You are required to have or purchase a Tasmania National Parks Pass displayed on your vehicle and on your person while in Tasman National Park.  Sigh.  That's the rules.


From Launceston, Hobart or the East Coast head South to Dunalley on the A9 Highway.  Keep rolling South for 34.5 kilometres until you hang a left on Fortescue Road and 11 kilometres further on, Fortescue Bay is located at the end of this sometimes sketchy road.  When the rain is chucking down it can get slippery and the potholes will keep you interested.

No public transport available.  Hitching may be doable.
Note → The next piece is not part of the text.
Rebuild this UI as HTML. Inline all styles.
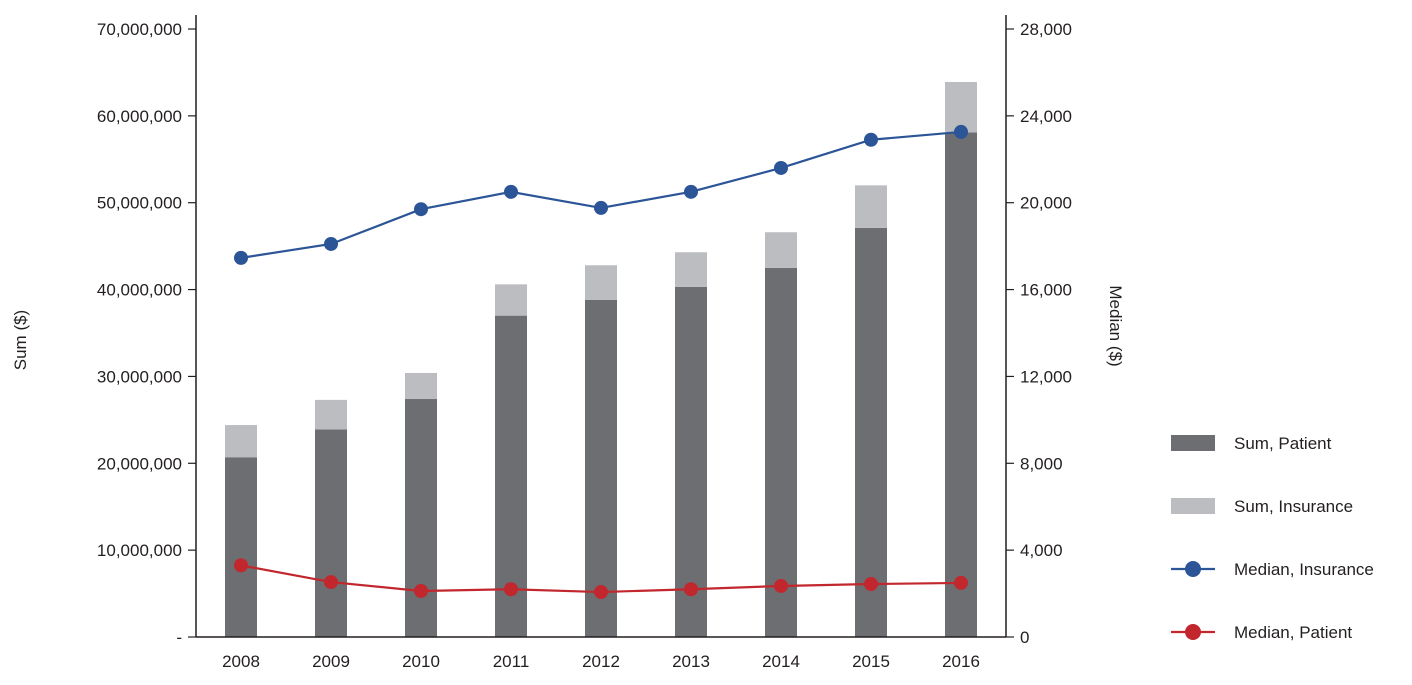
<!DOCTYPE html>
<html><head><meta charset="utf-8"><style>
body{margin:0;background:#fff;}
svg text{font-family:"Liberation Sans",sans-serif;fill:#231f20;}
</style></head><body>
<svg id="chart" width="1412" height="680" xmlns="http://www.w3.org/2000/svg"></svg>
<script>
const years=["2008","2009","2010","2011","2012","2013","2014","2015","2016"];
const sumPatient=[20.7,23.9,27.4,37.0,38.8,40.3,42.5,47.1,58.1];
const sumInsurance=[3.7,3.4,3.0,3.6,4.0,4.0,4.1,4.9,5.8];
const medianInsurance=[17.46,18.1,19.7,20.5,19.76,20.5,21.6,22.9,23.26];
const medianPatient=[3.3,2.53,2.12,2.2,2.07,2.2,2.35,2.44,2.49];
const leftTicks=["-","10,000,000","20,000,000","30,000,000","40,000,000","50,000,000","60,000,000","70,000,000"];
const rightTicks=["0","4,000","8,000","12,000","16,000","20,000","24,000","28,000"];
const svg=document.getElementById('chart');
const NS="http://www.w3.org/2000/svg";
function mk(t,a,p){const e=document.createElementNS(NS,t);for(const k in a)e.setAttribute(k,a[k]);(p||svg).appendChild(e);return e;}
const x0=196,x1=1006,yB=637,yT=29;
const yL=v=>yB-(v/70)*(yB-yT);   // millions
const yR=v=>yB-(v/28)*(yB-yT);   // thousands
const step=(x1-x0)/years.length;
const xC=i=>x0+step*(i+0.5);
const bw=32;
// axes
let e;
e=mk('line',{x1:x0,y1:15,x2:x0,y2:yB,stroke:'#231f20','stroke-width':1.5});

e=mk('line',{x1:x1,y1:15,x2:x1,y2:yB,stroke:'#231f20','stroke-width':1.5});

leftTicks.forEach((t,i)=>{const y=yL(i*10);
 mk('line',{x1:x0-8,y1:y,x2:x0,y2:y,stroke:'#231f20','stroke-width':1.2});
 const tx=mk('text',{x:x0-14,y:y+6,'text-anchor':'end','font-size':17});tx.textContent=t;
 });
rightTicks.forEach((t,i)=>{const y=yR(i*4);
 mk('line',{x1:x1,y1:y,x2:x1+8,y2:y,stroke:'#231f20','stroke-width':1.2});
 const tx=mk('text',{x:x1+14,y:y+6,'font-size':17});tx.textContent=t;
 });
// bars
years.forEach((yr,i)=>{
 const cx=xC(i);
 const b1=mk('rect',{x:cx-bw/2,y:yL(sumPatient[i]),width:bw,height:yB-yL(sumPatient[i]),fill:'#6d6e71'});
 
 const tot=sumPatient[i]+sumInsurance[i];
 const b2=mk('rect',{x:cx-bw/2,y:yL(tot),width:bw,height:yL(sumPatient[i])-yL(tot),fill:'#bcbdc1'});
 
 const tx=mk('text',{x:cx,y:667,'text-anchor':'middle','font-size':17});tx.textContent=yr;
 
});
e=mk('line',{x1:x0,y1:yB,x2:x1,y2:yB,stroke:'#231f20','stroke-width':1.5});

function series(vals,color,name){
 const pts=vals.map((v,i)=>xC(i)+','+yR(v)).join(' ');
 const l=mk('polyline',{points:pts,fill:'none',stroke:color,'stroke-width':2.2});
 
 vals.forEach((v,i)=>{const c=mk('circle',{cx:xC(i),cy:yR(v),r:7,fill:color});
  });
}
series(medianInsurance,'#2b5597','median-insurance');
series(medianPatient,'#c1272d','median-patient');
// axis titles
e=mk('text',{x:0,y:0,'font-size':17,'text-anchor':'middle',transform:'translate(26,340) rotate(-90)'});e.textContent='Sum ($)';

e=mk('text',{x:0,y:0,'font-size':17,'text-anchor':'middle',transform:'translate(1110,326) rotate(90)'});e.textContent='Median ($)';

// legend
const lg=[['Sum, Patient','#6d6e71','rect',443],['Sum, Insurance','#bcbdc1','rect',506],['Median, Insurance','#2b5597','line',569],['Median, Patient','#c1272d','line',632]];
lg.forEach(([t,c,k,y])=>{
 const g=mk('g',{});
 if(k==='rect')mk('rect',{x:1171,y:y-8,width:44,height:16,fill:c},g);
 else{mk('line',{x1:1171,y1:y,x2:1215,y2:y,stroke:c,'stroke-width':2.2},g);mk('circle',{cx:1193,cy:y,r:8,fill:c},g);}
 const tx=mk('text',{x:1234,y:y+6,'font-size':17},g);tx.textContent=t;
});
</script>
</body></html>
The actual start of the walk is located a few hundred metres back from the car park on the left up the road you drive in on.  
There is water, undercover bbq's and basic camping with showers and toilets near the car park.


Day 1: 

Trackhead to Wughalee Falls Campsite. 8km

The first smidgen of the trail is a 'proper' muddy pad that chomps through tussock, open forest and along wooden duckboards.  The campsite is signposted to the left down a steep track and there are about 7 tent platforms.  Water from the nearby stream and a composting toilet.
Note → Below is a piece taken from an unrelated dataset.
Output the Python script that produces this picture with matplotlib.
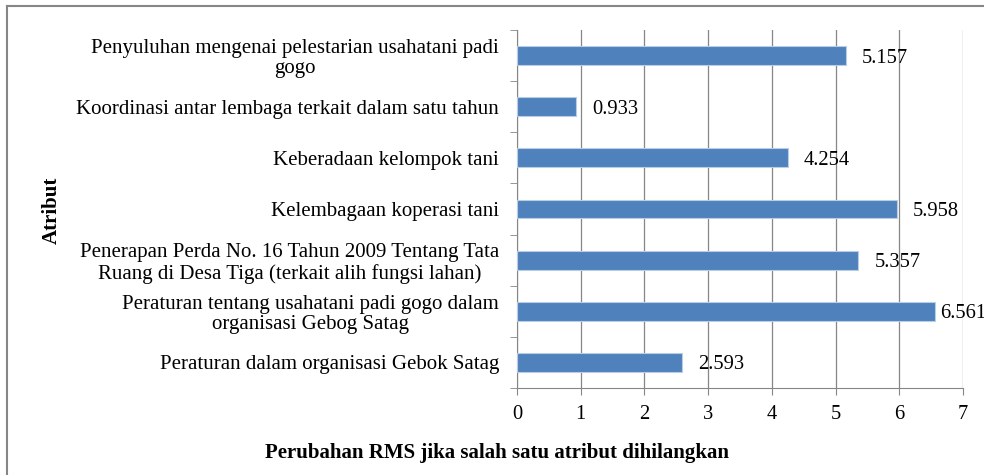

Bare Knoll Campsite is another half kilometre along the trail after the Wughalee Campsite turnoff.
I heard it is quite the popular spot to camp and being a Saturday evening, staying there seemed like a dumb idea.  I had no company at Wughalee. 😊

Day 2:

Wughalee Falls Campsite to Cape Pillar and back again.  17km

I left my tent and kit and set off on the path to Cape Pillar.  You roll through the Munro Hut complex and then the trail turns into a wide, cruisey,  bicycle rail trail type path that seemed a very runable to me.  In fact I met quite a few lanky dudes and ladies with hydration vests looping the trail that morning.
Miles of duckboarding and heady ocean views lead to Cape Pillar where I plonked down for a feed.

Wughalee Falls Campsite to Fortescue Bay.  12km

After returning to Wughalee I packed up and grinded out the climb along the inland, seldom used track for a couple of kilometres to meet the new 'highway' and bowled along to the Cape Huay turnoff.  Even at a fairly late stage of the afternoon the popular out and back day hike track was full of traffic so I called it good and made my way back to Fortescue and my vehicle.